Der rosa Blazer im Geschäft bringt gleich Freude

Wo aber der rosa Blazer sofort die Freude bringt, die einen über die akute Verstimmung hinwegtröstet, nimmt sich der Stick erst mal zwei Monate Zeit, bis er überhaupt eintrifft – nach zwei Nachfragen, die kompliziert waren, weil das entsprechende Unternehmen offenbar in den USA sitzt.

Die tragbare und am Computer aufladbare Lampe, die als nächster Kauf in einem Moment allumfassender Vergeblichkeit im virtuellen Warenkorb landete, ließ sich noch mehr Zeit.

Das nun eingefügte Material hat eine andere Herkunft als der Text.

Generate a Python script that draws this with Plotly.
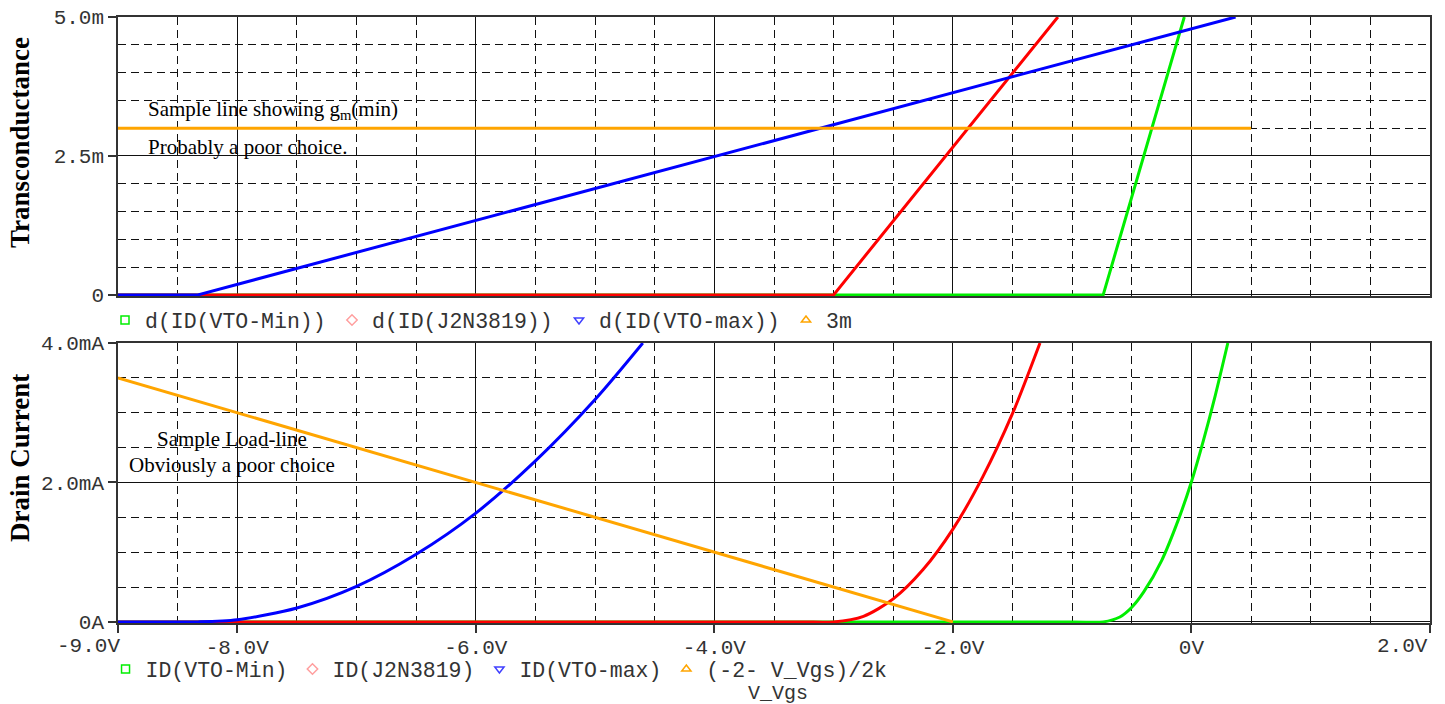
import plotly.graph_objects as go

# ---------------- data ----------------
# Top panel: transconductance, in mS ("m")
vgs_gm_min = [-9.0, -0.74, -0.06]
gm_min = [0.0, 0.0, 5.0]
vgs_gm_typ = [-9.0, -3.0, -1.12]
gm_typ = [0.0, 0.0, 5.0]
vgs_gm_max = [-9.0, -8.33, 0.37]
gm_max = [0.0, 0.0, 5.0]
vgs_gm_ref = [-9.0, 0.5]
gm_ref = [3.0, 3.0]

# Bottom panel: drain current, in mA
vgs_id_min = [-9.0, -1.0, -0.74, -0.6, -0.5, -0.4, -0.25, -0.1, 0.0, 0.1, 0.2, 0.305]
id_min = [0.0, 0.0, 0.0, 0.07, 0.21, 0.43, 0.88, 1.51, 2.01, 2.60, 3.25, 4.0]
vgs_id_typ = [-9.0, -3.3, -3.0, -2.75, -2.5, -2.25, -2.0, -1.75, -1.5, -1.27]
id_typ = [0.0, 0.0, 0.0, 0.08, 0.33, 0.75, 1.33, 2.08, 2.99, 4.0]
vgs_id_max = [-9.0, -8.6, -8.33, -8.0, -7.5, -7.0, -6.5, -6.0, -5.5, -5.0, -4.6]
id_max = [0.0, 0.0, 0.0, 0.03, 0.20, 0.51, 0.97, 1.56, 2.31, 3.19, 4.0]
vgs_load = [-9.0, -2.0]
id_load = [3.5, 0.0]

# x tick labels; the two end labels are placed flush against their ticks
x_tickvals = [-9, -8, -6, -4, -2, 0, 2]
x_ticktext = ["\u00a0", "-8.0V", "-6.0V", "-4.0V", "-2.0V", "0V", "\u00a0"]
x_end_vals = [-9, 2]
x_end_text = ["-9.0V", "2.0V"]
y1_tickvals = [0, 2.5, 5.0]
y1_ticktext = ["0", "2.5m", "5.0m"]
y2_tickvals = [0, 2.0, 4.0]
y2_ticktext = ["0A", "2.0mA", "4.0mA"]

top_names = ["d(ID(VTO-Min))", "d(ID(J2N3819))", "d(ID(VTO-max))", "3m"]
bot_names = ["ID(VTO-Min)", "ID(J2N3819)", "ID(VTO-max)", "(-2- V_Vgs)/2k"]

GREEN = "#00ee00"
RED = "#ff0000"
BLUE = "#0000ff"
ORANGE = "#ffa500"
legend_colors = [GREEN, "#ff9f9f", "#4040ff", ORANGE]
symbols = ["square-open", "diamond-open", "triangle-down-open", "triangle-up-open"]

MONO = "Liberation Mono"
SERIF = "Liberation Serif"

fig = go.Figure()

# top traces
for xs, ys, c in [(vgs_gm_min, gm_min, GREEN), (vgs_gm_typ, gm_typ, RED),
                  (vgs_gm_max, gm_max, BLUE), (vgs_gm_ref, gm_ref, ORANGE)]:
    fig.add_trace(go.Scatter(x=xs, y=ys, mode="lines", line=dict(color=c, width=3),
                             showlegend=False, xaxis="x", yaxis="y", hoverinfo="skip"))
# bottom traces
for xs, ys, c, shp in [(vgs_id_min, id_min, GREEN, "spline"), (vgs_id_typ, id_typ, RED, "spline"),
                       (vgs_id_max, id_max, BLUE, "spline"), (vgs_load, id_load, ORANGE, "linear")]:
    fig.add_trace(go.Scatter(x=xs, y=ys, mode="lines",
                             line=dict(color=c, width=3, shape=shp, smoothing=0.8),
                             showlegend=False, xaxis="x2", yaxis="y2", hoverinfo="skip"))

# legend entries (symbols only, like the reference)
for name, c, s in zip(top_names, legend_colors, symbols):
    fig.add_trace(go.Scatter(x=[None], y=[None], mode="markers", name=name,
                             marker=dict(symbol=s, size=8, color=c, line=dict(width=1.5, color=c)),
                             xaxis="x", yaxis="y", legend="legend"))
for name, c, s in zip(bot_names, legend_colors, symbols):
    fig.add_trace(go.Scatter(x=[None], y=[None], mode="markers", name=name,
                             marker=dict(symbol=s, size=8, color=c, line=dict(width=1.5, color=c)),
                             xaxis="x2", yaxis="y2", legend="legend2"))

DASH = "8px,5px"
common_x = dict(range=[-9, 2], tickmode="array", tickvals=x_tickvals,
                showgrid=True, gridcolor="#111", gridwidth=1,
                minor=dict(dtick=0.5, tick0=-9, showgrid=True, gridcolor="#111", griddash=DASH, gridwidth=1),
                showline=True, linecolor="#333", linewidth=1.5, mirror=True,
                zeroline=False, layer="below traces")

TICKFONT = dict(family=MONO, size=21, color="#333")
LEGFONT = dict(family=MONO, size=21.5, color="#333")
NOTEFONT = dict(family=SERIF, size=21, color="black")

annotations = [
    dict(text="Transconductance", textangle=-90, x=-0.0747, y=0.7937, xref="paper", yref="paper",
         xanchor="center", yanchor="middle", showarrow=False,
         font=dict(family=SERIF, size=27, color="black", weight="bold")),
    dict(text="Drain Current", textangle=-90, x=-0.0747, y=0.2723, xref="paper", yref="paper",
         xanchor="center", yanchor="middle", showarrow=False,
         font=dict(family=SERIF, size=27, color="black", weight="bold")),
    dict(text="V_Vgs", x=0.503, y=-0.117, xref="paper", yref="paper",
         xanchor="center", yanchor="middle", showarrow=False,
         font=dict(family=MONO, size=20, color="#333")),
    dict(text="Sample line showing g<sub>m</sub>(min)", x=-8.765, y=3.333, xref="x", yref="y",
         xanchor="left", yanchor="middle", showarrow=False, font=NOTEFONT),
    dict(text="Probably a poor choice.", x=-8.765, y=2.67, xref="x", yref="y",
         xanchor="left", yanchor="middle", showarrow=False, font=NOTEFONT),
    dict(text="Sample Load-line", x=-8.69, y=2.63, xref="x2", yref="y2",
         xanchor="left", yanchor="middle", showarrow=False, font=NOTEFONT),
    dict(text="Obviously a poor choice", x=-8.925, y=2.257, xref="x2", yref="y2",
         xanchor="left", yanchor="middle", showarrow=False, font=NOTEFONT),
]
for v, t, shift in zip(x_end_vals, x_end_text, [4, 0]):
    annotations.append(dict(text=t, x=v, xref="x2", y=-0.0396, yref="paper",
                            xanchor="right", yanchor="middle", xshift=shift, showarrow=False,
                            font=TICKFONT))

fig.update_layout(
    width=1445, height=704,
    margin=dict(l=118, r=15, t=17, b=81, autoexpand=False),
    paper_bgcolor="white", plot_bgcolor="white",
    xaxis=dict(common_x, domain=[0, 1], anchor="y", showticklabels=False, ticks=""),
    yaxis=dict(domain=[0.5396, 1.0], anchor="x", range=[-0.02, 5.0],
               tickmode="array", tickvals=y1_tickvals, ticktext=y1_ticktext,
               ticks="outside", ticklen=8, tickcolor="#333", tickwidth=1.5,
               tickfont=TICKFONT,
               showgrid=True, gridcolor="#111", gridwidth=1,
               minor=dict(dtick=0.5, tick0=0, showgrid=True, gridcolor="#111", griddash=DASH, gridwidth=1),
               showline=True, linecolor="#333", linewidth=1.5, mirror=True,
               zeroline=False, layer="below traces"),
    xaxis2=dict(common_x, domain=[0, 1], anchor="y2", ticktext=x_ticktext,
                ticks="outside", ticklen=8, tickcolor="#333", tickwidth=1.5,
                tickfont=TICKFONT, ticklabelstandoff=-4),
    yaxis2=dict(domain=[0.0, 0.4620], anchor="x2", range=[-0.016, 4.0],
                tickmode="array", tickvals=y2_tickvals, ticktext=y2_ticktext,
                ticks="outside", ticklen=8, tickcolor="#333", tickwidth=1.5,
                tickfont=TICKFONT,
                showgrid=True, gridcolor="#111", gridwidth=1,
                minor=dict(dtick=0.5, tick0=0, showgrid=True, gridcolor="#111", griddash=DASH, gridwidth=1),
                showline=True, linecolor="#333", linewidth=1.5, mirror=True,
                zeroline=False, layer="below traces"),
    legend=dict(orientation="h", x=0, xanchor="left", y=0.5, yanchor="middle",
                indentation=-13, entrywidth=195, entrywidthmode="pixels",
                font=LEGFONT, bgcolor="rgba(0,0,0,0)",
                itemclick=False, itemdoubleclick=False),
    legend2=dict(orientation="h", x=-0.0095, xanchor="left", y=-0.076, yanchor="middle",
                 font=LEGFONT, bgcolor="rgba(0,0,0,0)",
                 itemclick=False, itemdoubleclick=False),
    annotations=annotations,
)

fig.write_html("out.html", config={"displayModeBar": False},
               post_script="document.body.style.margin='0';document.body.style.padding='0';")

Beim Onlineshoppen gibt es oft ein nerviges Nachspiel

Bis solche Dinge eintreffen, ist der Anlass des Kaufs längst vergessen. Manchmal gibt es sogar ein Nachspiel, nervtötendes Hin und Her mit der Kreditkartenbuchung, wenn der Einkauf erst nicht kommt und dann lange nach der Frist doch noch antrödelt.

An dieser Stelle gewinnt das Wort Frustkauf eine neue Bedeutung. Analog vertreibt der Einkauf den Frust schnell und effizient. Digital lässt er ihn zappeln und warten – oder verursacht ihn manchmal erst. Was ist schneller und unkomplizierter als die Kreditkarte zu zücken für ein Teil, dass man sofort und getröstet nach Hause tragen kann?